The UV follow-up study of the newly discovered spotted EHB stars in the GC NGC 2808 is presented here. We utilize the UVIT data complemented by the data from HUGS catalogue for the inner region of the cluster and the ground-based optical photometry catalogue of Stetson et al. (2019) for the outer region. From the \(m_\mathrm{F154W} - m_\mathrm{F606W}\) versus \(m_\mathrm{F154W}\) CMD, we find that about half of the vEHB stars belong to the EHB population which is sub-luminous with reference to the theoretical ZAHB model. The faintest among these stars (vEHB-6 and vEHB-3) are those with the longest periods. However, the location of these stars in the CMD may not be an effect of their rotation as we detect two other stars with shorter periods which have similar F154W magnitudes within errors.

The SED analysis of vEHB stars leads to an inference that the slowest rotators also have the smallest bolometric luminosities. We also find that two of the vEHBs have very high luminosities (vEHB-7 and vEHB-10). These stars have been classified as AGB-manqué stars in the works of Schiavon et al. (2012) and Prabhu et al. (2021). Also, since the amplitude of variability of all the vEHB stars is very small (\(\Delta U_\mathrm{Johnson} \sim 0.04\)–0.22 mag), it highly improbable that the results obtained in this study are significantly affected due to the variability.

Recio-Blanco et al. (2002) obtained the rotational velocities of hot HB stars in this GC. Their analysis showed that about 20\(\%\) of the HB stars hotter than \(T_\mathrm{eff}\sim 11,500\) K are slow rotators (\(v \sin i< 2\) km s\(^{-1}\)). We plan to obtain the catalogue of these slow rotating hot HB stars from the authors and locate them in our UV study. This might also give some clues regarding these stars and their UV properties.

In future, we also plan to look into the NUV and FUV variability of these spotted stars using the UVIT data by generating light curves.

6 Summary

  1. (1)

    We present the AstroSat/UVIT photometric analysis of the recently discovered vEHB stars in the GC NGC 2808. The UVIT data is used in combination with the data from HUGS, and ground-based optical photometry catalogues. The UV study of these objects is crucial because the \(\alpha ^{2}\) CVn mechanism which is responsible for the detected variability in EHB stars results in fainter UV magnitude depending on spot properties and higher variability in the UV wavebands than in the optical.

  2. (2)

    We present the FUV-optical CMD of the UV-bright cluster members along with all the reported vEHB stars. The location of the HB sequence is compared with the theoretical ZAHB and TAHB models.

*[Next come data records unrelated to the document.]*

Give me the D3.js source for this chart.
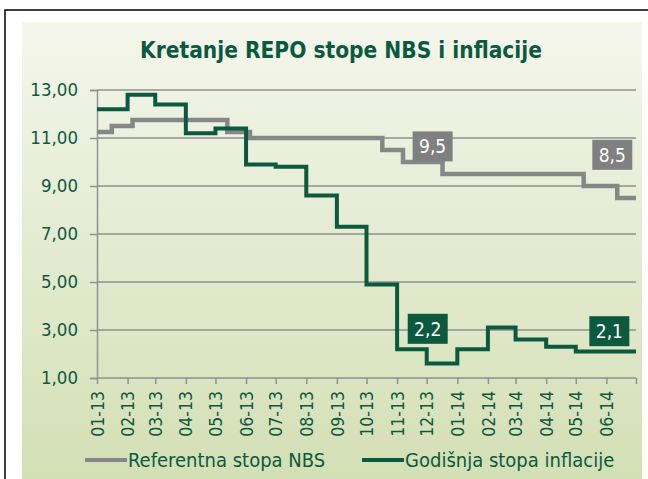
<!DOCTYPE html>
<html>
<head>
<meta charset="utf-8">
<script src="https://cdn.jsdelivr.net/npm/d3@7"></script>
<style>
  body { margin: 0; background: #fff; }
  svg { display: block; }
  text { font-family: "DejaVu Sans Condensed", "DejaVu Sans", sans-serif; }
</style>
</head>
<body>
<div id="chart"></div>
<script>
// month tick labels (mm-yy)
const months = ["01-13", "02-13", "03-13", "04-13", "05-13", "06-13", "07-13", "08-13", "09-13",
  "10-13", "11-13", "12-13", "01-14", "02-14", "03-14", "04-14", "05-14", "06-14"];

// NBS reference rate: dates of change and new level
const repoDates = ["2013-01-01", "2013-01-16", "2013-02-06", "2013-05-13", "2013-06-05",
  "2013-10-17", "2013-11-07", "2013-12-17", "2014-05-09", "2014-06-12"];
const repoValues = [11.25, 11.5, 11.75, 11.25, 11.0, 10.5, 10.0, 9.5, 9.0, 8.5];

// annual inflation, one value per month
const inflation = [12.2, 12.8, 12.4, 11.2, 11.4, 9.9, 9.8, 8.6, 7.3, 4.9, 2.2, 1.6,
  2.2, 3.1, 2.6, 2.3, 2.1, 2.1];

const yTicks = [1, 3, 5, 7, 9, 11, 13];

// value boxes on the lines
const repoLabels = [
  { date: "2013-12-07", value: 10.65, text: "9,5" },
  { date: "2014-06-07", value: 10.3, text: "8,5" }
];
const inflLabels = [
  { date: "2013-12-02", value: 3.05, text: "2,2" },
  { date: "2014-06-04", value: 2.95, text: "2,1" }
];

const width = 648, height = 479;
const green = "#0b5a3f", grey = "#878787", gridCol = "#919191";
const parse = d3.timeParse("%Y-%m-%d");
const parseMonth = d3.timeParse("%m-%y");

const svg = d3.select("#chart").append("svg")
  .attr("width", width).attr("height", height);

// background
const grad = svg.append("defs").append("linearGradient")
  .attr("id", "bg").attr("x1", 0).attr("y1", 0).attr("x2", 0).attr("y2", 1);
grad.append("stop").attr("offset", "0%").attr("stop-color", "#f4f6ec");
grad.append("stop").attr("offset", "100%").attr("stop-color", "#d3dfb4");

svg.append("rect").attr("x", 5).attr("y", 10).attr("width", 660).attr("height", 480)
  .attr("fill", "#fff").attr("stroke", "#000").attr("stroke-width", 1.5);
svg.append("rect").attr("x", 22).attr("y", 22).attr("width", 620).attr("height", 460)
  .attr("fill", "url(#bg)");

svg.append("text")
  .attr("x", 341).attr("y", 58)
  .attr("text-anchor", "middle")
  .attr("font-size", 22.5).attr("font-weight", "bold")
  .attr("fill", green)
  .text("Kretanje REPO stope NBS i inflacije");

const monthDates = months.map(m => parseMonth(m));
const endDate = d3.timeMonth.offset(monthDates[monthDates.length - 1], 1);

const x = d3.scaleTime().domain([monthDates[0], endDate]).range([97, 636]);
const y = d3.scaleLinear().domain([1, 13]).range([378, 90]);

// gridlines
svg.append("g")
  .selectAll("line")
  .data(yTicks.slice(1))
  .enter().append("line")
  .attr("x1", 97).attr("x2", 636)
  .attr("y1", d => y(d)).attr("y2", d => y(d))
  .attr("stroke", gridCol).attr("stroke-width", 1.5);

// y axis
const yAxis = svg.append("g")
  .attr("transform", "translate(97,0)")
  .call(d3.axisLeft(y).tickValues(yTicks).tickSize(7).tickPadding(12)
    .tickFormat(d => d3.format(".2f")(d).replace(".", ",")));
yAxis.select(".domain").attr("stroke", gridCol).attr("stroke-width", 1.5);
yAxis.selectAll(".tick line").attr("stroke", gridCol).attr("stroke-width", 1.5);
yAxis.selectAll("text").attr("font-size", 18.5).attr("fill", green)
  .attr("font-family", "DejaVu Sans Condensed");

// x axis
const xAxis = svg.append("g")
  .attr("transform", "translate(0,378)")
  .call(d3.axisBottom(x).tickValues(monthDates.concat([endDate])).tickSize(6)
    .tickFormat((d, i) => months[i] || ""));
xAxis.select(".domain").attr("stroke", gridCol).attr("stroke-width", 1.5)
  .attr("d", "M97,0H636");
xAxis.selectAll(".tick line").attr("stroke", gridCol).attr("stroke-width", 1.5);
xAxis.selectAll("text")
  .attr("font-size", 17.5).attr("fill", green)
  .attr("font-family", "DejaVu Sans Condensed")
  .attr("transform", "rotate(-90)")
  .attr("text-anchor", "end")
  .attr("x", -13).attr("y", 0).attr("dy", "0.35em");

// series
const repoData = repoDates.map((d, i) => ({ date: parse(d), value: repoValues[i] }));
repoData.push({ date: endDate, value: repoValues[repoValues.length - 1] });
const inflData = inflation.map((v, i) => ({ date: monthDates[i], value: v }));
inflData.push({ date: endDate, value: inflation[inflation.length - 1] });

const line = d3.line().curve(d3.curveStepAfter)
  .x(d => x(d.date)).y(d => y(d.value));

svg.append("path").datum(repoData)
  .attr("d", line).attr("fill", "none")
  .attr("stroke", grey).attr("stroke-width", 4.5);

svg.append("path").datum(inflData)
  .attr("d", line).attr("fill", "none")
  .attr("stroke", green).attr("stroke-width", 4);

// value boxes
function addLabels(list, color) {
  const g = svg.append("g").selectAll("g").data(list).enter().append("g")
    .attr("transform", d => `translate(${x(parse(d.date))},${y(d.value)})`);
  g.append("rect").attr("x", -20).attr("y", -15).attr("width", 40).attr("height", 30)
    .attr("fill", color);
  g.append("text").attr("text-anchor", "middle").attr("dy", "0.36em")
    .attr("font-size", 19).attr("fill", "#fff")
    .text(d => d.text);
}
addLabels(repoLabels, "#808080");
addLabels(inflLabels, "#0b5a3f");

// legend
const legend = [
  { name: "Referentna stopa NBS", color: grey, x: 85 },
  { name: "Godišnja stopa inflacije", color: green, x: 362 }
];
const lg = svg.append("g").selectAll("g").data(legend).enter().append("g")
  .attr("transform", d => `translate(${d.x},460)`);
lg.append("line").attr("x1", 0).attr("x2", 42)
  .attr("stroke", d => d.color).attr("stroke-width", 4);
lg.append("text").attr("x", 43).attr("dy", "0.35em")
  .attr("font-size", 20).attr("fill", green)
  .text(d => d.name);
</script>
</body>
</html>
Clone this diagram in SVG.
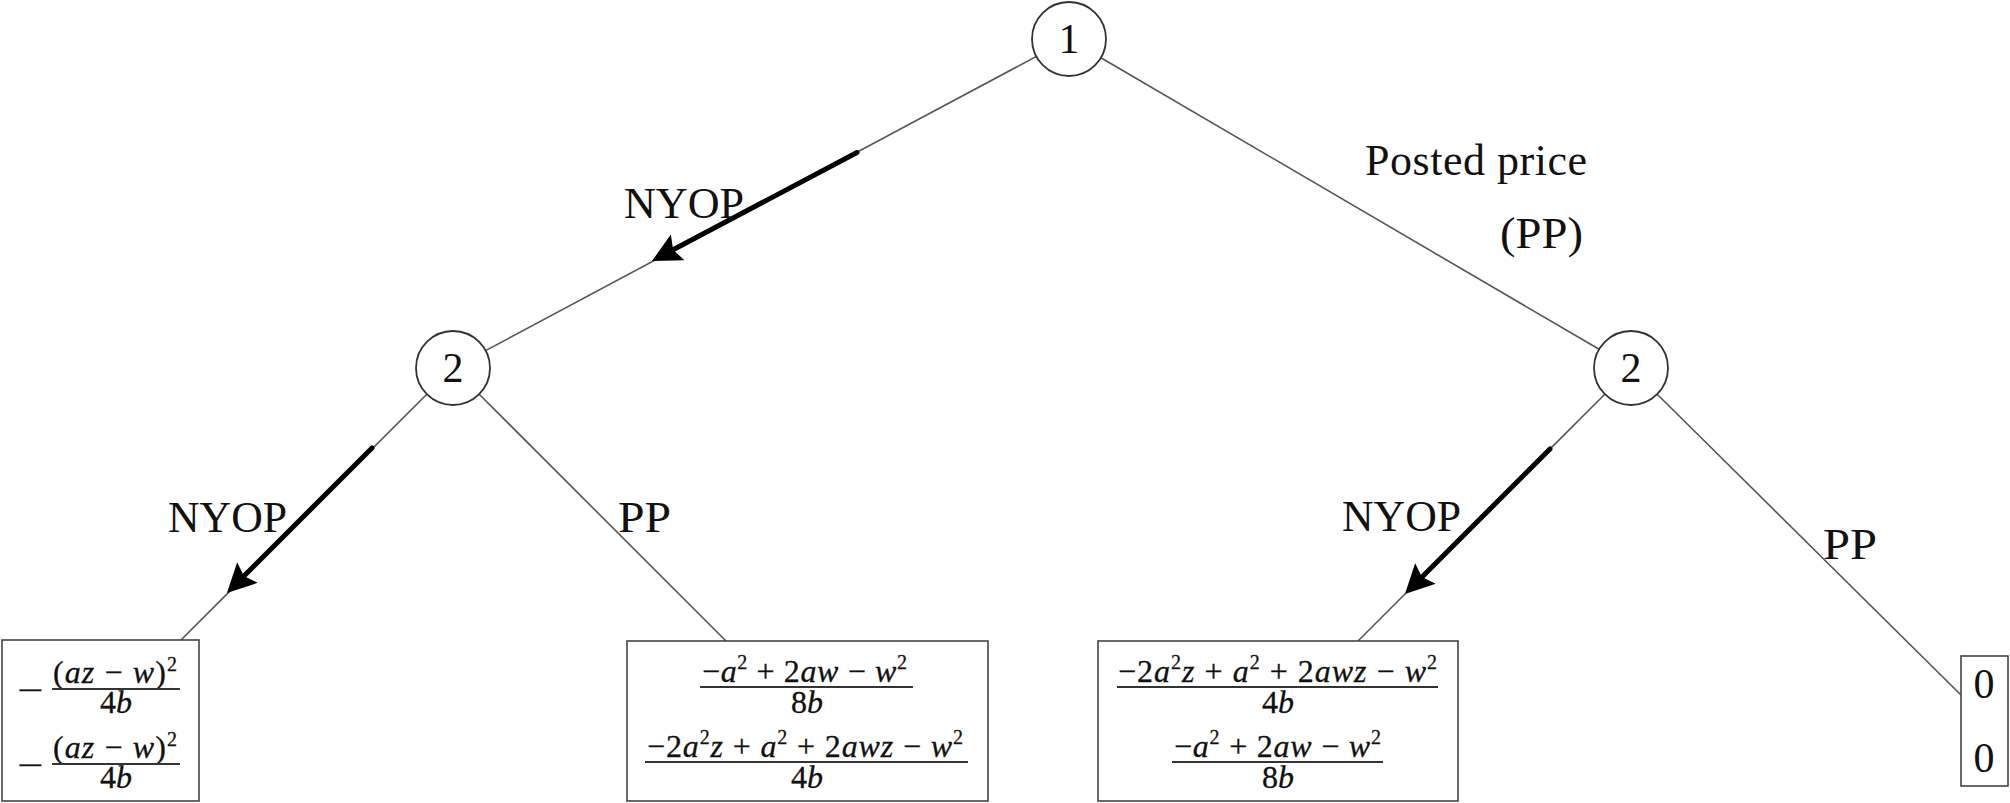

We find that about half of the vEHB stars belong to the EHB population that is sub-luminous in comparison with the theoretical ZAHB.

  3. (3)

    A plot of the UV magnitudes versus the periods of the vEHB stars shows that the two longest period variables (vEHB-6 and vEHB-3) are the faintest in the two FUV wavebands and within errors in the four NUV wavebands.

  4. (4)

    SED fitting technique was adopted to estimate parameters such as \(T_\mathrm{eff}\), \(R/R_{\odot }\) and \(L/L_{\odot }\) of these stars. The plot of \(L/L_{\odot }\) against the periods shows that the two longest period vEHBs also have the smallest bolometric luminosities among the sample.

  5. (5)

    A detailed study of the UV variability of these spotted stars using UVIT data will be carried out in the near future.